• Problem to work on: Single out each line with the word "that" and copy it.

• Given entries:
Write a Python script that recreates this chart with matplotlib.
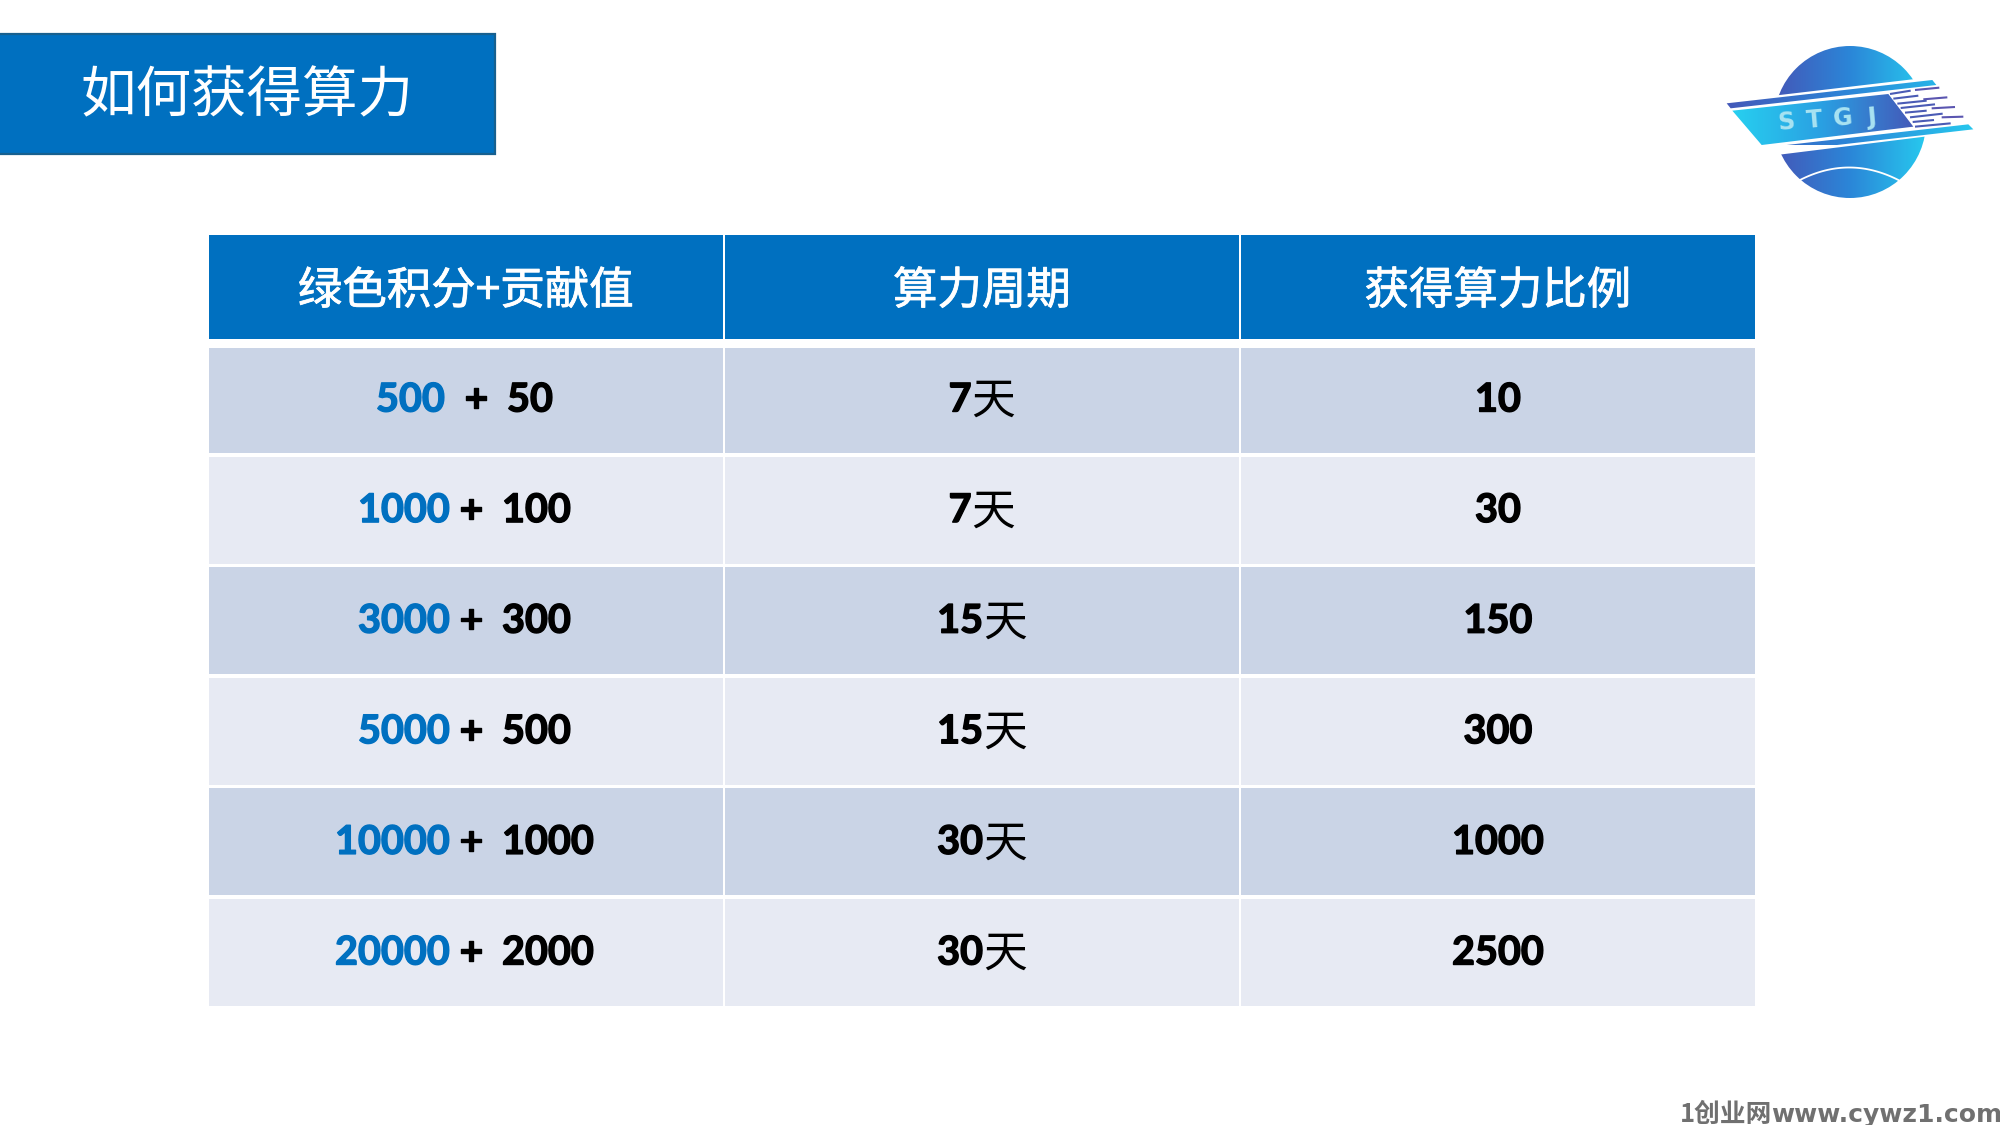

* * *

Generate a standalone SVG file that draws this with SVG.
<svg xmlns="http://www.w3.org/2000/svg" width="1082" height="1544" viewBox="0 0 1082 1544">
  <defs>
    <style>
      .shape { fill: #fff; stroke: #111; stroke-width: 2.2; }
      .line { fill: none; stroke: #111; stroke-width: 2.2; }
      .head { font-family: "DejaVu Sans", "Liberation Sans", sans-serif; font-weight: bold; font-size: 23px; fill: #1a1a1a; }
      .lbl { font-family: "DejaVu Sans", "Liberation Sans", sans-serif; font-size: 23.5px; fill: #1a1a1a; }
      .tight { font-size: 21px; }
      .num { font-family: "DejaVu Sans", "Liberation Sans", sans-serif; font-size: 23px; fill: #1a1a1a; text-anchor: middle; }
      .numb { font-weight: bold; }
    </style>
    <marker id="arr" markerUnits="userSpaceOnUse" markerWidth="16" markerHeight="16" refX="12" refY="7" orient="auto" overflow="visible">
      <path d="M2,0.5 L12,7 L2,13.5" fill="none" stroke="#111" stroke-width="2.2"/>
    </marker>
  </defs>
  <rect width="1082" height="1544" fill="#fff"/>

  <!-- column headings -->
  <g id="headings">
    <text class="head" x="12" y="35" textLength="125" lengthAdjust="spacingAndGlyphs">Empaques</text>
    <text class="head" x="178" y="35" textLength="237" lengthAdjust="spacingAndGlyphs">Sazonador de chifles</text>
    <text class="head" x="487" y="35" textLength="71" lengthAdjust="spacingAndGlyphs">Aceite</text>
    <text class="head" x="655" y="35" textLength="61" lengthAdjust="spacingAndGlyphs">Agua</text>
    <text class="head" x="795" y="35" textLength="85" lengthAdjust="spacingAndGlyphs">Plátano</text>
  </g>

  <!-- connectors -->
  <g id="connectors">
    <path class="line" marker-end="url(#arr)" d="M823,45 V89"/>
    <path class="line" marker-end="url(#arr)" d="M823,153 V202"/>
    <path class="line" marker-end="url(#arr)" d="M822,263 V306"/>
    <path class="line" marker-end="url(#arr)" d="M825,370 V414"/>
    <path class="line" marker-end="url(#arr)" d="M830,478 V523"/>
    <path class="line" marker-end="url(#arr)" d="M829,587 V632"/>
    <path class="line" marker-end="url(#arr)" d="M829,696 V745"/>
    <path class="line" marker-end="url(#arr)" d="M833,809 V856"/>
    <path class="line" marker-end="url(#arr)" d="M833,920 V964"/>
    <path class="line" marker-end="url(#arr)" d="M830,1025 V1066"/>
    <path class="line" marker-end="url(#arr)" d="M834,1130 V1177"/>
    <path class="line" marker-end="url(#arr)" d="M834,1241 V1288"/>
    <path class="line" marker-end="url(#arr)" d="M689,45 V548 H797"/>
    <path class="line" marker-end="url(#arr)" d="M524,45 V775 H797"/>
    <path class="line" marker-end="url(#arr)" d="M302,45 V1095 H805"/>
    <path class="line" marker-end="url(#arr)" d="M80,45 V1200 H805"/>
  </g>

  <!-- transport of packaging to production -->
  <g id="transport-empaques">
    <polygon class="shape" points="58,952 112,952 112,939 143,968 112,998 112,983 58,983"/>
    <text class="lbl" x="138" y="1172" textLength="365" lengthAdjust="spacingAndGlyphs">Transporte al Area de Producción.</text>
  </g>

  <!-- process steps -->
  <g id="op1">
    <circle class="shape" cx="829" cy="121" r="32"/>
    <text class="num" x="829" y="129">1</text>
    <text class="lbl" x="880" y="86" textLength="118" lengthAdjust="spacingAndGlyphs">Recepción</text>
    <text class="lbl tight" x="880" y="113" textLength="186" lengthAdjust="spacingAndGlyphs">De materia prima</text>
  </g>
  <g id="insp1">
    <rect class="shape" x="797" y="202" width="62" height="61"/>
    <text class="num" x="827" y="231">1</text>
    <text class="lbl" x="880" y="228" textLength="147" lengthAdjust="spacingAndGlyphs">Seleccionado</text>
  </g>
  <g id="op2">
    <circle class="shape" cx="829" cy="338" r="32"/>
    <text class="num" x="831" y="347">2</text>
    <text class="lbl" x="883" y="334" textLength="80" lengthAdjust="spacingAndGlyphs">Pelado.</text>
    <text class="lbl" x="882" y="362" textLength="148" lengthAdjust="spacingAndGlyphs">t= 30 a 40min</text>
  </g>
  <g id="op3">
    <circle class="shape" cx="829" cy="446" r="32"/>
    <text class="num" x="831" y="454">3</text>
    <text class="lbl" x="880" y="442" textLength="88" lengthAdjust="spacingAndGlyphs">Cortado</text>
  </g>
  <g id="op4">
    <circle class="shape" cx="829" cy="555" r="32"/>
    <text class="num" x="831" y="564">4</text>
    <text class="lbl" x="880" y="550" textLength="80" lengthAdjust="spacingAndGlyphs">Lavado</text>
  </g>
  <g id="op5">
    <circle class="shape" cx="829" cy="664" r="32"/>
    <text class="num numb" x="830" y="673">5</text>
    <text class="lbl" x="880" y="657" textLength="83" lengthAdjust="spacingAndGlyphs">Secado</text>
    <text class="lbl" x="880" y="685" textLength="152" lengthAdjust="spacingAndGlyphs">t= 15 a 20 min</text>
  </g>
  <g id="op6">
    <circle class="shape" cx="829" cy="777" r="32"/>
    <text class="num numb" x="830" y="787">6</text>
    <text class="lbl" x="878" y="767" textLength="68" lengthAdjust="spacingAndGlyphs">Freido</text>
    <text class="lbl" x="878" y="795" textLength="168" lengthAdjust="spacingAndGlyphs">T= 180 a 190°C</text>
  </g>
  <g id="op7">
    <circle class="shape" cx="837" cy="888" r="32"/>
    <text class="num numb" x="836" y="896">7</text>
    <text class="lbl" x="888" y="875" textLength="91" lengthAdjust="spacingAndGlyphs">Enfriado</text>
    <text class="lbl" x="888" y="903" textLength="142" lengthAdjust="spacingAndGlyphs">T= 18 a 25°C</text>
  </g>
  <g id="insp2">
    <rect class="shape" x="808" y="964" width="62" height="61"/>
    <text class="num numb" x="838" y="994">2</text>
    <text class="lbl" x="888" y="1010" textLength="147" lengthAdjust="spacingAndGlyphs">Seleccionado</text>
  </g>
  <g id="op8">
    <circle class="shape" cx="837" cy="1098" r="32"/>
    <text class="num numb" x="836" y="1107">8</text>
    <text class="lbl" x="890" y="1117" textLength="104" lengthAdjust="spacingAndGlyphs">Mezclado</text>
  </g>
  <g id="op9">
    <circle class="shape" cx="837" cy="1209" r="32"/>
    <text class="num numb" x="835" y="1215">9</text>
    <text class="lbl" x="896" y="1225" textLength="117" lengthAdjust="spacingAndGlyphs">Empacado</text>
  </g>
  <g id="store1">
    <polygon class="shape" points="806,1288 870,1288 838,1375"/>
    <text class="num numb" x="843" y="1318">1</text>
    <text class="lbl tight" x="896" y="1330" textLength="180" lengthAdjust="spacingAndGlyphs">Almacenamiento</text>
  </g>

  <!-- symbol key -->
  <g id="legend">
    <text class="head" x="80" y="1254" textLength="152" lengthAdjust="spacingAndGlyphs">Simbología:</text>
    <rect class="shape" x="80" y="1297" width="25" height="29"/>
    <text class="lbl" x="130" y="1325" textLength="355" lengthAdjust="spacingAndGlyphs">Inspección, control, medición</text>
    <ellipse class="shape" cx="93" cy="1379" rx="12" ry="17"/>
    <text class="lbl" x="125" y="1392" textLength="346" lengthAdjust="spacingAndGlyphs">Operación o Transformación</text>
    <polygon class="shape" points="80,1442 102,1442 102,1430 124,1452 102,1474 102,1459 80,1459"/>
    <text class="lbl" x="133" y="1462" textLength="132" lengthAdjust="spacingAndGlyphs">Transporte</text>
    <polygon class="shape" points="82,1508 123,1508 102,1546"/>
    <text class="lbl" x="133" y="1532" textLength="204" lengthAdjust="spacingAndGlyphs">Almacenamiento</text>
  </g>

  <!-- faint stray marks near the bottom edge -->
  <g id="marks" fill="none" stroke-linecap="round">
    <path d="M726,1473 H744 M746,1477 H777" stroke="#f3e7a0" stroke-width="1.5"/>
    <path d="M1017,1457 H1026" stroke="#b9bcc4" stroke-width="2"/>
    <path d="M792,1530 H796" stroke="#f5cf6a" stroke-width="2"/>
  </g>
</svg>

• Result of the task:
Write a Python script that recreates this chart with matplotlib.
Generate a standalone SVG file that draws this with SVG.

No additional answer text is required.